Pictures stay out of this copy; please retype only the lines from the start of the records through the line with "const innerHeight = height".
#####
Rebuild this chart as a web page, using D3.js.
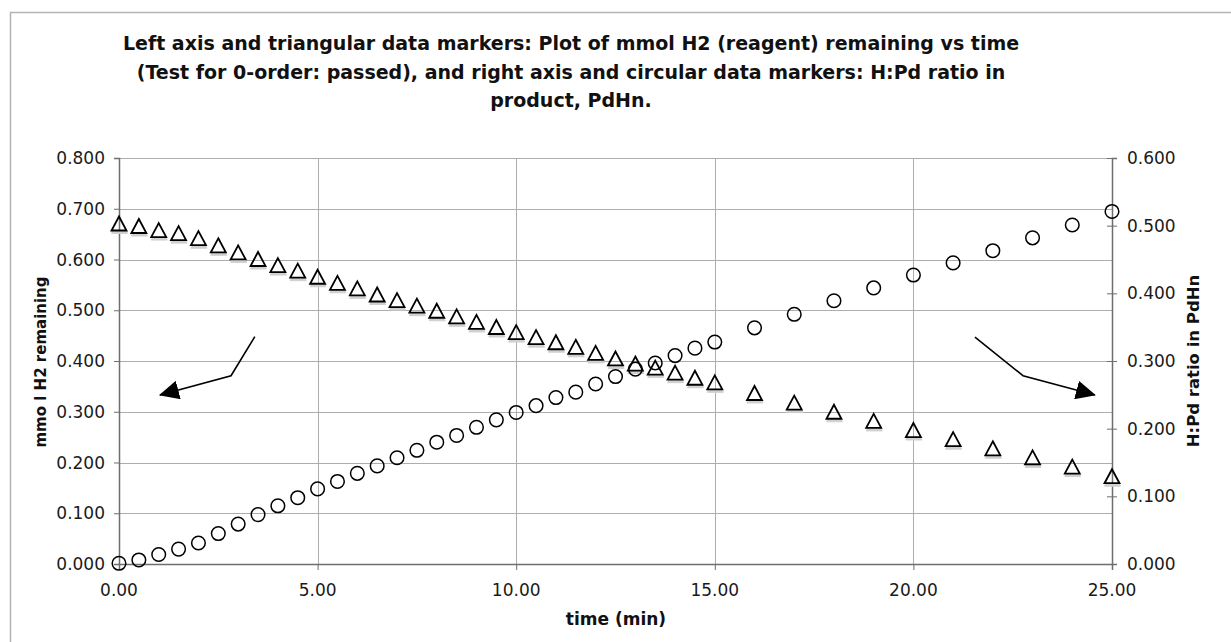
<!DOCTYPE html>
<html>
<head>
<meta charset="utf-8">
<script src="https://cdn.jsdelivr.net/npm/d3@7"></script>
<style>
  html, body { margin: 0; padding: 0; background: #fff; overflow: hidden; }
  svg { display: block; font-family: "DejaVu Sans", Verdana, sans-serif; }
</style>
</head>
<body>
<div id="chart"></div>
<script>
// Datos
const times = [0, 0.5, 1, 1.5, 2, 2.5, 3, 3.5, 4, 4.5, 5, 5.5, 6, 6.5, 7, 7.5, 8, 8.5, 9, 9.5,
               10, 10.5, 11, 11.5, 12, 12.5, 13, 13.5, 14, 14.5, 15,
               16, 17, 18, 19, 20, 21, 22, 23, 24, 25];

// mmol H2 remaining (eje izquierdo, triángulos)
const h2Remaining = [0.670, 0.665, 0.657, 0.651, 0.641, 0.627, 0.613, 0.600, 0.588, 0.577,
                     0.565, 0.553, 0.542, 0.530, 0.519, 0.508, 0.498, 0.487, 0.476, 0.466,
                     0.456, 0.446, 0.436, 0.427, 0.415, 0.404, 0.394, 0.386, 0.376, 0.366, 0.357,
                     0.336, 0.317, 0.299, 0.281, 0.263, 0.245, 0.227, 0.209, 0.191, 0.172];

// H:Pd ratio (eje derecho, círculos)
const hpdRatio = [0.001, 0.006, 0.014, 0.022, 0.031, 0.045, 0.059, 0.073, 0.086, 0.098,
                  0.111, 0.122, 0.134, 0.145, 0.157, 0.168, 0.180, 0.190, 0.202, 0.213,
                  0.224, 0.234, 0.246, 0.254, 0.266, 0.277, 0.288, 0.297, 0.308, 0.319, 0.328,
                  0.349, 0.369, 0.389, 0.408, 0.427, 0.445, 0.463, 0.482, 0.501, 0.521];

const xTicks = [0, 5, 10, 15, 20, 25];
const leftTicks = [0, 0.1, 0.2, 0.3, 0.4, 0.5, 0.6, 0.7, 0.8];
const rightTicks = [0, 0.1, 0.2, 0.3, 0.4, 0.5, 0.6];

const titleLines = [
    "Left axis and triangular data markers: Plot of mmol H2 (reagent) remaining vs time",
    "(Test for 0-order: passed), and right axis and circular data markers: H:Pd ratio in",
    "product, PdHn."
];

// Flechas en coordenadas de datos [tiempo, valor eje izquierdo]
const leftArrow = [[3.42, 0.448], [2.82, 0.371], [1.03, 0.333]];
const rightArrow = [[21.55, 0.447], [22.76, 0.371], [24.57, 0.333]];

const width = 1231;
const height = 642;
const margin = { top: 158, right: 119, bottom: 78, left: 119 };
const innerWidth = width - margin.left - margin.right;
const innerHeight = height - margin.top - margin.bottom;

const svg = d3.select("#chart").append("svg")
    .attr("width", width)
    .attr("height", height);

// Marco exterior
svg.append("path")
    .attr("d", `M10.5,${height}V12.5H${width}`)
    .attr("fill", "none")
    .attr("stroke", "#b4b4b4")
    .attr("stroke-width", 1.5);

// Título
svg.append("g").selectAll("text")
    .data(titleLines)
    .enter().append("text")
    .attr("x", 571)
    .attr("y", (d, i) => 50 + i * 28.5)
    .attr("text-anchor", "middle")
    .attr("font-size", "19px")
    .attr("font-weight", "bold")
    .attr("fill", "#111")
    .text(d => d);

const g = svg.append("g")
    .attr("transform", `translate(${margin.left}, ${margin.top})`);

const x = d3.scaleLinear().domain([0, 25]).range([0, innerWidth]);
const yLeft = d3.scaleLinear().domain([0, 0.8]).range([innerHeight, 0]);
const yRight = d3.scaleLinear().domain([0, 0.6]).range([innerHeight, 0]);

// Líneas de cuadrícula
g.append("g").selectAll("line")
    .data(leftTicks.slice(1, -1))
    .enter().append("line")
    .attr("x1", 0).attr("x2", innerWidth)
    .attr("y1", d => Math.round(yLeft(d)) + 0.5)
    .attr("y2", d => Math.round(yLeft(d)) + 0.5)
    .attr("stroke", "#adadad");

g.append("g").selectAll("line")
    .data(xTicks.slice(1, -1))
    .enter().append("line")
    .attr("y1", 0).attr("y2", innerHeight)
    .attr("x1", d => Math.round(x(d)) + 0.5)
    .attr("x2", d => Math.round(x(d)) + 0.5)
    .attr("stroke", "#adadad");

g.append("line")
    .attr("x1", 0).attr("x2", innerWidth)
    .attr("y1", 0.5).attr("y2", 0.5)
    .attr("stroke", "#adadad");

// Ejes (líneas y marcas; las etiquetas se ponen aparte)
const axisColor = "#6e6e6e";

const xAxis = g.append("g")
    .attr("transform", `translate(0, ${innerHeight})`)
    .call(d3.axisBottom(x).tickValues(xTicks).tickFormat("").tickSize(6));

const leftAxis = g.append("g")
    .call(d3.axisLeft(yLeft).tickValues(leftTicks).tickFormat("").tickSize(5));

const rightAxis = g.append("g")
    .attr("transform", `translate(${innerWidth}, 0)`)
    .call(d3.axisRight(yRight).tickValues(rightTicks).tickFormat("").tickSize(5));

[xAxis, leftAxis, rightAxis].forEach(a => {
    a.select(".domain").attr("stroke", axisColor).attr("stroke-width", 1.5);
    a.selectAll(".tick line").attr("stroke", axisColor);
    a.selectAll(".tick text").remove();
});

// Marcas del eje derecho cruzan el eje
rightAxis.selectAll(".tick line").attr("x1", -5);

// Etiquetas de los ejes
const labels = svg.append("g");

function tickLabel(sel) {
    sel.attr("font-size", "17px")
        .attr("font-family", "DejaVu Sans, Verdana, sans-serif")
        .attr("fill", "#1a1a1a");
}

labels.selectAll(".xl")
    .data(xTicks)
    .enter().append("text")
    .attr("class", "xl")
    .attr("x", d => margin.left + x(d))
    .attr("y", margin.top + innerHeight + 32)
    .attr("text-anchor", "middle")
    .call(tickLabel)
    .text(d3.format(".2f"));

labels.selectAll(".ll")
    .data(leftTicks)
    .enter().append("text")
    .attr("class", "ll")
    .attr("x", margin.left - 14)
    .attr("y", d => margin.top + yLeft(d) + 6)
    .attr("text-anchor", "end")
    .call(tickLabel)
    .text(d3.format(".3f"));

labels.selectAll(".rl")
    .data(rightTicks)
    .enter().append("text")
    .attr("class", "rl")
    .attr("x", margin.left + innerWidth + 15)
    .attr("y", d => margin.top + yRight(d) + 6)
    .attr("text-anchor", "start")
    .call(tickLabel)
    .text(d3.format(".3f"));

// Títulos de ejes
svg.append("text")
    .attr("transform", "translate(46, 362) rotate(-90)")
    .attr("text-anchor", "middle")
    .attr("font-size", "15px")
    .attr("font-weight", "bold")
    .attr("fill", "#111")
    .text("mmo l H2 remaining");

svg.append("text")
    .attr("transform", "translate(1199, 361) rotate(-90)")
    .attr("text-anchor", "middle")
    .attr("font-size", "16.5px")
    .attr("font-weight", "bold")
    .attr("fill", "#111")
    .text("H:Pd ratio in PdHn");

svg.append("text")
    .attr("x", 616)
    .attr("y", 625)
    .attr("text-anchor", "middle")
    .attr("font-size", "17px")
    .attr("font-weight", "bold")
    .attr("fill", "#111")
    .text("time (min)");

// Triángulos (con sombra)
const tri = "M0,-7.5L7.5,6.5L-7.5,6.5Z";
const triShadow = "M-6.5,6.5L-8,9.5L8,9.5L6.5,6.5";

g.append("g").selectAll("path")
    .data(times)
    .enter().append("path")
    .attr("d", triShadow)
    .attr("transform", (d, i) => `translate(${x(d) + 0.5}, ${yLeft(h2Remaining[i])})`)
    .attr("fill", "#d0d0d0")
    .attr("stroke", "#d0d0d0")
    .attr("stroke-width", 1);

g.append("g").selectAll("path")
    .data(times)
    .enter().append("path")
    .attr("d", tri)
    .attr("transform", (d, i) => `translate(${x(d)}, ${yLeft(h2Remaining[i])})`)
    .attr("fill", "none")
    .attr("stroke", "#000")
    .attr("stroke-width", 1.8)
    .attr("stroke-linejoin", "miter");

// Círculos
g.append("g").selectAll("circle")
    .data(times)
    .enter().append("circle")
    .attr("cx", d => x(d))
    .attr("cy", (d, i) => yRight(hpdRatio[i]))
    .attr("r", 6.8)
    .attr("fill", "none")
    .attr("stroke", "#000")
    .attr("stroke-width", 1.5);

// Flechas
svg.append("defs").append("marker")
    .attr("id", "arrowhead")
    .attr("viewBox", "0 0 20 19")
    .attr("refX", 19)
    .attr("refY", 9.5)
    .attr("markerWidth", 20)
    .attr("markerHeight", 19)
    .attr("markerUnits", "userSpaceOnUse")
    .attr("orient", "auto")
    .append("path")
    .attr("d", "M0,0L20,9.5L0,19Z")
    .attr("fill", "#000");

const arrowLine = d3.line()
    .x(d => x(d[0]))
    .y(d => yLeft(d[1]));

[leftArrow, rightArrow].forEach(a => {
    g.append("path")
        .datum(a)
        .attr("d", arrowLine)
        .attr("fill", "none")
        .attr("stroke", "#000")
        .attr("stroke-width", 1.6)
        .attr("marker-end", "url(#arrowhead)");
});
</script>
</body>
</html>
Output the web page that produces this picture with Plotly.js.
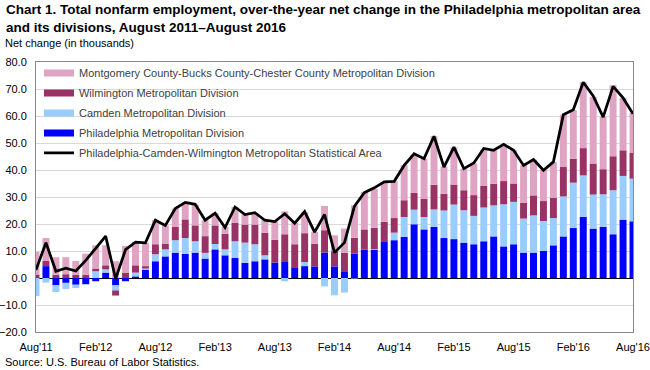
#####
◆ Exercise result:
Rebuild this chart as a web page, using D3.js.
<!DOCTYPE html>
<html>
<head>
<meta charset="utf-8">
<script src="https://cdn.jsdelivr.net/npm/d3@7"></script>
<style>
  html, body { margin: 0; padding: 0; background: #fff; overflow: hidden; }
  svg { display: block; font-family: "DejaVu Sans", Verdana, sans-serif; }
</style>
</head>
<body>
<div id="chart"></div>
<script>
// Datos
const times = [0, 0.5, 1, 1.5, 2, 2.5, 3, 3.5, 4, 4.5, 5, 5.5, 6, 6.5, 7, 7.5, 8, 8.5, 9, 9.5,
               10, 10.5, 11, 11.5, 12, 12.5, 13, 13.5, 14, 14.5, 15,
               16, 17, 18, 19, 20, 21, 22, 23, 24, 25];

// mmol H2 remaining (eje izquierdo, triángulos)
const h2Remaining = [0.670, 0.665, 0.657, 0.651, 0.641, 0.627, 0.613, 0.600, 0.588, 0.577,
                     0.565, 0.553, 0.542, 0.530, 0.519, 0.508, 0.498, 0.487, 0.476, 0.466,
                     0.456, 0.446, 0.436, 0.427, 0.415, 0.404, 0.394, 0.386, 0.376, 0.366, 0.357,
                     0.336, 0.317, 0.299, 0.281, 0.263, 0.245, 0.227, 0.209, 0.191, 0.172];

// H:Pd ratio (eje derecho, círculos)
const hpdRatio = [0.001, 0.006, 0.014, 0.022, 0.031, 0.045, 0.059, 0.073, 0.086, 0.098,
                  0.111, 0.122, 0.134, 0.145, 0.157, 0.168, 0.180, 0.190, 0.202, 0.213,
                  0.224, 0.234, 0.246, 0.254, 0.266, 0.277, 0.288, 0.297, 0.308, 0.319, 0.328,
                  0.349, 0.369, 0.389, 0.408, 0.427, 0.445, 0.463, 0.482, 0.501, 0.521];

const xTicks = [0, 5, 10, 15, 20, 25];
const leftTicks = [0, 0.1, 0.2, 0.3, 0.4, 0.5, 0.6, 0.7, 0.8];
const rightTicks = [0, 0.1, 0.2, 0.3, 0.4, 0.5, 0.6];

const titleLines = [
    "Left axis and triangular data markers: Plot of mmol H2 (reagent) remaining vs time",
    "(Test for 0-order: passed), and right axis and circular data markers: H:Pd ratio in",
    "product, PdHn."
];

// Flechas en coordenadas de datos [tiempo, valor eje izquierdo]
const leftArrow = [[3.42, 0.448], [2.82, 0.371], [1.03, 0.333]];
const rightArrow = [[21.55, 0.447], [22.76, 0.371], [24.57, 0.333]];

const width = 1231;
const height = 642;
const margin = { top: 158, right: 119, bottom: 78, left: 119 };
const innerWidth = width - margin.left - margin.right;
const innerHeight = height - margin.top - margin.bottom;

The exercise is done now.